The present economic downturn is widely recognised as being, at the very least, the most serious since the end of World War II. It is without parallel in that never before has virtually every major bank in the world's leading economy (and in the UK) essentially become insolvent.
There is also no precedent for a 45 per cent fall in exports like that Japan experienced in January, nor of the 13 per cent annualised rate of economic decline that it recorded in the last quarter of 2008. The US had an annualised decline in gross domestic product of 6.2 per cent last quarter. Even Germany has national income falling by 2 per cent (a rate not experienced since 1945) and is forecasting 9 per cent jobless.
Australia's GDP fell at an annualised rate of only 2 per cent in the December quarter, but nobody believes this is as bad as it will get. And, while Australian house prices have not fallen as fast as those of the US and UK, they were already down 6 per cent in December.
Governments across the world failed to anticipate both the likelihood of a downturn and its seriousness. And, in most cases, they are fuelling consumer spending by tapping savings and printing money. These approaches are the opposite of what is required to restore economic health and will, at best, considerably prolong the malaise.
The post-mortems are under way. People are blaming greed, especially by bankers. But this is not new -- bankers and others are no more or less greedy, foolish, or reckless than they have ever been. That said, the bonuses they paid themselves as they drove their organisations into receivership are unconscionable.
Kevin Rudd has blamed the "neo-liberals" for deregulating economies. Although we have seen trade liberalisation and important market deregulations in air travel, telecommunications and finance, there has also been a considerable increase in government oversight in other regulatory theatres such as environmental controls. And it was leftish governments in Australia, the US and France that implemented the type of economic reforms Rudd now condemns. Moreover, in the area spearheading the crisis -- US banking -- the regulatory restraints are greater than those of almost all other countries.
Others have blamed globalisation, although it was the opposite of this -- protectionism -- that is generally agreed to have intensified and prolonged the 1930s Depression.
Some consider demand deficiency as triggering the downturn but this does not seem to have been important, as the fall in consumer demand followed the banking crisis and did not lead it.
Among all the possible causes, one that stands out is the rapid credit expansion administered by the US Federal Reserve and other central banks in the aftermath of the 2001 terrorist attacks on New York and Washington. Central bankers, anxious to offset plummeting investor confidence following 9/11, vastly expanded credit, bringing interest rates down to only 1 per cent in 2003-04.
Contrary to expectations, the money supply increase did not appear to cause inflation. This was because the credit expansion went into areas where other government policies had created an artificial scarcity and that were largely outside normal inflation indices.
Chief among the venues for the expanded credit in the US was housing in states such as California, Florida and several in the north-east, where government land restraints had created a casino of upward spiralling prices. The same artificial shortage was present throughout the UK and in Australia, where regulatory restraints in other areas such as shopping centres also had a price impact.

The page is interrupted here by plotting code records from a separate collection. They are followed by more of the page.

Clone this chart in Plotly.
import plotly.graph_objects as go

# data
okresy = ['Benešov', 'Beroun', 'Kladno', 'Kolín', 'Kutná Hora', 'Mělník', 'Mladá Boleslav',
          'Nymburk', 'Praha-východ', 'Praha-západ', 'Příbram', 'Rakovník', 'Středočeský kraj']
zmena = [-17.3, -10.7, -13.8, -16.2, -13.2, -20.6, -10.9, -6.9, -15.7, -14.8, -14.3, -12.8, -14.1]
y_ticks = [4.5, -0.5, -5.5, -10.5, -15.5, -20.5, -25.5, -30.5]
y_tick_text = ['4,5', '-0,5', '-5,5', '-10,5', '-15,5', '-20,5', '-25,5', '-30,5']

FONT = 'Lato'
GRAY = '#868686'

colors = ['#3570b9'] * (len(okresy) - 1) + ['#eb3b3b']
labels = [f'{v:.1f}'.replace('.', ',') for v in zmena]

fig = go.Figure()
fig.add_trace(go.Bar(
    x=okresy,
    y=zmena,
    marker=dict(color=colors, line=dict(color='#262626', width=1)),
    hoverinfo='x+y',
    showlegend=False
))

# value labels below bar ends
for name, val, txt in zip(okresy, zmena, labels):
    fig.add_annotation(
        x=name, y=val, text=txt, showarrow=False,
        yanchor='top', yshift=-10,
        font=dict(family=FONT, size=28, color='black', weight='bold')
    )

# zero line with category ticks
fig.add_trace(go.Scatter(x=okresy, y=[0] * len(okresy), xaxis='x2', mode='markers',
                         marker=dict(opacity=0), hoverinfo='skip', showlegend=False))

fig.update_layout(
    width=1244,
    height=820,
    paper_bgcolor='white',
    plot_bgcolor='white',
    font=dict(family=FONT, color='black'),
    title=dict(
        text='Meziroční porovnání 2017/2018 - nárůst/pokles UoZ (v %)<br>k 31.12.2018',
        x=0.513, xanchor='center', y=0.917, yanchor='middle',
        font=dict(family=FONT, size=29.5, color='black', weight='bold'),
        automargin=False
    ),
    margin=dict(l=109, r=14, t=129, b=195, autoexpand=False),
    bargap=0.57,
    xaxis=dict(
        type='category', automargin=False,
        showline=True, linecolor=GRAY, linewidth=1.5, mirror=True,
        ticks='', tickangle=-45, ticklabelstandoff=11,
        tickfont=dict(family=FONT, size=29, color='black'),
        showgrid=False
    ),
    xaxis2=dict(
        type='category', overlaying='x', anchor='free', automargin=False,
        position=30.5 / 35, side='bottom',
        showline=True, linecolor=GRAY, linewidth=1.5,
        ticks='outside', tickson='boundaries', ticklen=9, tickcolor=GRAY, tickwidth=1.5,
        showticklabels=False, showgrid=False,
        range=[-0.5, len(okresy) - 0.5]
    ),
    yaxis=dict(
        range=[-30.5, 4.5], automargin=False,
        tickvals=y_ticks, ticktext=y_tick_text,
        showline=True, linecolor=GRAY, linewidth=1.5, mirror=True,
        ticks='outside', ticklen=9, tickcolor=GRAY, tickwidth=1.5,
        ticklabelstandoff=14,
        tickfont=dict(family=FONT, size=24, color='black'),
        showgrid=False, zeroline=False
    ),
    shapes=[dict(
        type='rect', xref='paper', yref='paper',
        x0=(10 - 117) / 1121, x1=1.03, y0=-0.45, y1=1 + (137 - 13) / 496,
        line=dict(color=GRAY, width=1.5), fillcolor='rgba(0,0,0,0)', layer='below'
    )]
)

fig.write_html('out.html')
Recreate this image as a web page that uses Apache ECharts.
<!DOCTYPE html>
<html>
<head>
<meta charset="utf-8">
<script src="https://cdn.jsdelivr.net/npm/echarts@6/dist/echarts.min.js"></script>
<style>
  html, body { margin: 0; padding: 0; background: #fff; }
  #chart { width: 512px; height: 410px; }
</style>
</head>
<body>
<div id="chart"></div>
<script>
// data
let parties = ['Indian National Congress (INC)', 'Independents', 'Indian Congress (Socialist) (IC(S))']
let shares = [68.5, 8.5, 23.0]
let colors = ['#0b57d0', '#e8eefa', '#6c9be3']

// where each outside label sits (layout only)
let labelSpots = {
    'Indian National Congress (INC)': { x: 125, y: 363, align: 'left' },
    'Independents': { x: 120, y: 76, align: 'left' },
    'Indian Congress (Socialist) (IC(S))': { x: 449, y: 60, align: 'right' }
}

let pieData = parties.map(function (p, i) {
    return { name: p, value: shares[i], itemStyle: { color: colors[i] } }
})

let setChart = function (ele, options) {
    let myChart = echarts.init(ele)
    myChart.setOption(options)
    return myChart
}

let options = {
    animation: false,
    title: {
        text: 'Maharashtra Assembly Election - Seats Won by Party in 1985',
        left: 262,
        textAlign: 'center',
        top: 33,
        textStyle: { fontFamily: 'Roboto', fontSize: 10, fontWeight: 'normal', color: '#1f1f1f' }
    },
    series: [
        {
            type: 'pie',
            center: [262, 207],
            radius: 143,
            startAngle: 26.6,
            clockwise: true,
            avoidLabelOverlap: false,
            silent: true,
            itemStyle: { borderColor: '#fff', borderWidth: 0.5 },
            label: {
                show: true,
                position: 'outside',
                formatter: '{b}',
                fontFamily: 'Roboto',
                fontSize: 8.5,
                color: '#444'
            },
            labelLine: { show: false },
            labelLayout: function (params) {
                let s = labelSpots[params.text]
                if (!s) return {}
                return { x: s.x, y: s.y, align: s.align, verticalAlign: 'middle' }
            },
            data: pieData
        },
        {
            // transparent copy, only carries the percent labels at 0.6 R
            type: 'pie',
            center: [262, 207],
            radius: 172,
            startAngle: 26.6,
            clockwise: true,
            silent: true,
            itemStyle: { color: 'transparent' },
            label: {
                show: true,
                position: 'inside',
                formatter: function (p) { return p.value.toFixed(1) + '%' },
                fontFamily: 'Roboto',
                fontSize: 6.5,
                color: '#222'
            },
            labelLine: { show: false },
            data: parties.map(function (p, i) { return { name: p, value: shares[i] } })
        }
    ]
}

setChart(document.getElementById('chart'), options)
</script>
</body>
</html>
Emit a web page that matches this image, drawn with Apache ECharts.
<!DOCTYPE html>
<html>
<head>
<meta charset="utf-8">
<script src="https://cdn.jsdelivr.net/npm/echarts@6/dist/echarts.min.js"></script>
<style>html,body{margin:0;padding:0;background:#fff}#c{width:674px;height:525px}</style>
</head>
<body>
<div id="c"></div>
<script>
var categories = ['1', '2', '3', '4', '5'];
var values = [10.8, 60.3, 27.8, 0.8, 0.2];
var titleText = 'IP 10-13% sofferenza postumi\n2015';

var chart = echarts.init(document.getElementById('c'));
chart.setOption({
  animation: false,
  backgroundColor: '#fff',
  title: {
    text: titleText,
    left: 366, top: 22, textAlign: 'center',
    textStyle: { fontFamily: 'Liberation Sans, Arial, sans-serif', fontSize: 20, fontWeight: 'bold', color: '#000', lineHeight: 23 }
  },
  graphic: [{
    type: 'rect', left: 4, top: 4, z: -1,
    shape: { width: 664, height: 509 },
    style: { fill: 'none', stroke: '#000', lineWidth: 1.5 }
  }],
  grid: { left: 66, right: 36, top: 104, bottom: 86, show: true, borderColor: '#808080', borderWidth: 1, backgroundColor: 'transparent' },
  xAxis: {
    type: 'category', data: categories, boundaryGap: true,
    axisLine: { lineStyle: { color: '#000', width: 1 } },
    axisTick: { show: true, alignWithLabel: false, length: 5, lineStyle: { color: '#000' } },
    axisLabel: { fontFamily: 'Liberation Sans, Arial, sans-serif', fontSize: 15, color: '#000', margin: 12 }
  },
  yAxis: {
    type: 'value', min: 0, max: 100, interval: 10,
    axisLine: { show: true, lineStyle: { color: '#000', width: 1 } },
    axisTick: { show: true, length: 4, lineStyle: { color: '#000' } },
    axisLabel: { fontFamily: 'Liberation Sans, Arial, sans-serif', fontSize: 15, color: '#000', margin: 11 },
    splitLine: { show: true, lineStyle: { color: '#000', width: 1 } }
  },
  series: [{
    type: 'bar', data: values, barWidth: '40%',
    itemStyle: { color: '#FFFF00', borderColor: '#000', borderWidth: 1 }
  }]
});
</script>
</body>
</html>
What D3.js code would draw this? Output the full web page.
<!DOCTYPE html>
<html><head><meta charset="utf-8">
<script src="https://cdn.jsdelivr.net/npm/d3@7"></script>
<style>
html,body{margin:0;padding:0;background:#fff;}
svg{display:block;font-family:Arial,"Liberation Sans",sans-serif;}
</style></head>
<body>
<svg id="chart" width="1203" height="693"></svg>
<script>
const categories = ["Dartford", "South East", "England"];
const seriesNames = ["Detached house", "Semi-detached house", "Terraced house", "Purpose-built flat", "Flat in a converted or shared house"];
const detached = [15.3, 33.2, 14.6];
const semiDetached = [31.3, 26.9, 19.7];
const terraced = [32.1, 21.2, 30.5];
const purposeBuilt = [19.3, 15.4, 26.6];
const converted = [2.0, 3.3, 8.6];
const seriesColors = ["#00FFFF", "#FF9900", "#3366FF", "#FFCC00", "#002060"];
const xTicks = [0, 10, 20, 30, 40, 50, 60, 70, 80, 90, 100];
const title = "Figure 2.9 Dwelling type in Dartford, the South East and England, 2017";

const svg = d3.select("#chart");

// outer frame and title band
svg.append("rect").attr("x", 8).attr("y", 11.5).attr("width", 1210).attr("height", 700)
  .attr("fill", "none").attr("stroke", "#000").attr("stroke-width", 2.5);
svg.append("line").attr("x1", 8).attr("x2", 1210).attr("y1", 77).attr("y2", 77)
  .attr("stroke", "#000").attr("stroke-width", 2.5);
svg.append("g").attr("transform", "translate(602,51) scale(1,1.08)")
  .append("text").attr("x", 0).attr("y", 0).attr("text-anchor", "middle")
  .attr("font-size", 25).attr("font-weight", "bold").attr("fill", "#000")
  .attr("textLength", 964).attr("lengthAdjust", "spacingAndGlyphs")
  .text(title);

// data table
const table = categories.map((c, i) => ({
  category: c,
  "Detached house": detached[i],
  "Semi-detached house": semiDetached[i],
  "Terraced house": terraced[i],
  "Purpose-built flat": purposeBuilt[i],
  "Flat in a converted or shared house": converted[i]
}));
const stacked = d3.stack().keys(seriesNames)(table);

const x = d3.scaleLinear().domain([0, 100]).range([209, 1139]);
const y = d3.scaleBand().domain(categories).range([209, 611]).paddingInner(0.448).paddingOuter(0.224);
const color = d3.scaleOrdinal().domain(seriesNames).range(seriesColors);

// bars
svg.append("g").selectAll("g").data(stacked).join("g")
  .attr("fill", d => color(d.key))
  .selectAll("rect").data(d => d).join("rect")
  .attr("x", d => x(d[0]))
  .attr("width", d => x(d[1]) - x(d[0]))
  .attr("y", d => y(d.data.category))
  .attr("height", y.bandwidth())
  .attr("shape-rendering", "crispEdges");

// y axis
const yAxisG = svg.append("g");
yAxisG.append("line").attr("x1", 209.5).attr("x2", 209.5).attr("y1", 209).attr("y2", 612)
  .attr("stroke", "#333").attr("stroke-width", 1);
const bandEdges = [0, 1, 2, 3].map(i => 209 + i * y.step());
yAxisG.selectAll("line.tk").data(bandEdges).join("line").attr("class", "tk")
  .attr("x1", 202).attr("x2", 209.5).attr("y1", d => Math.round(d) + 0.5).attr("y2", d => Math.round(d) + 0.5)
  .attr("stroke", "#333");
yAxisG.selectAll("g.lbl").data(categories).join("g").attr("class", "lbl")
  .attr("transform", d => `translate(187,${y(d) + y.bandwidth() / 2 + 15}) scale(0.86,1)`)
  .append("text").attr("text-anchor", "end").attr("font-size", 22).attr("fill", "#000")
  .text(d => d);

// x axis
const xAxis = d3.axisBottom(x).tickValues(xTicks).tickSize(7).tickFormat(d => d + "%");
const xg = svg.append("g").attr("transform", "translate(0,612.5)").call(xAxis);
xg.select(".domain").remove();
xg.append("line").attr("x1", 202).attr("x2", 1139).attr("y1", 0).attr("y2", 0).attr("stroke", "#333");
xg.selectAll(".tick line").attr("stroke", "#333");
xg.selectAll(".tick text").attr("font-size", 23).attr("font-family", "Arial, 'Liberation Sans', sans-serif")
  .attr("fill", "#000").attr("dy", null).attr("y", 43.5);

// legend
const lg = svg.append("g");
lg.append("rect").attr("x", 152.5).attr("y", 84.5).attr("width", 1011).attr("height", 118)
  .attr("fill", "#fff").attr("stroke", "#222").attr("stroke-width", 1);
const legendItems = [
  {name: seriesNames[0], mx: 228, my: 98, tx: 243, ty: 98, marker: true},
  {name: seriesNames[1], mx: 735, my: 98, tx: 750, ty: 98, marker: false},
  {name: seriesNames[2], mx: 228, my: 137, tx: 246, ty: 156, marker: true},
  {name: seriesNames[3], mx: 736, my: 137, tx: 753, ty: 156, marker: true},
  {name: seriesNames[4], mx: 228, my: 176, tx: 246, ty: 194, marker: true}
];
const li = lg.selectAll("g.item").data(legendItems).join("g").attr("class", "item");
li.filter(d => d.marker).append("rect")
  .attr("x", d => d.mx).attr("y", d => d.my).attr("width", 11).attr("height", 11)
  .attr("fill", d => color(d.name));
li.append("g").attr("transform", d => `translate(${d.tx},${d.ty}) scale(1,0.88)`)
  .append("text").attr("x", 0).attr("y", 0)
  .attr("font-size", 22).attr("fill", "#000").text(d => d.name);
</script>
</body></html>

In the US, regulatory measures were important in also bringing about excessive lending to people who were poor risks.
It appears banks in the UK needed no such prodding to provide poorly collateralised loans.
Australian banks are preening themselves for avoiding the cataclysm but they have not faced (yet) the decline in property prices that destroyed their American and British counterparts.
The touchstone for the crisis has been banking failure triggered by government creation of excess liquidity. The liquidity injection was designed to combat the adverse effects of the 9/11 attacks on New York. Al-Qaeda can therefore claim to have succeeded in meeting many of the goals it set for its attack -- but in ways nobody could have expected.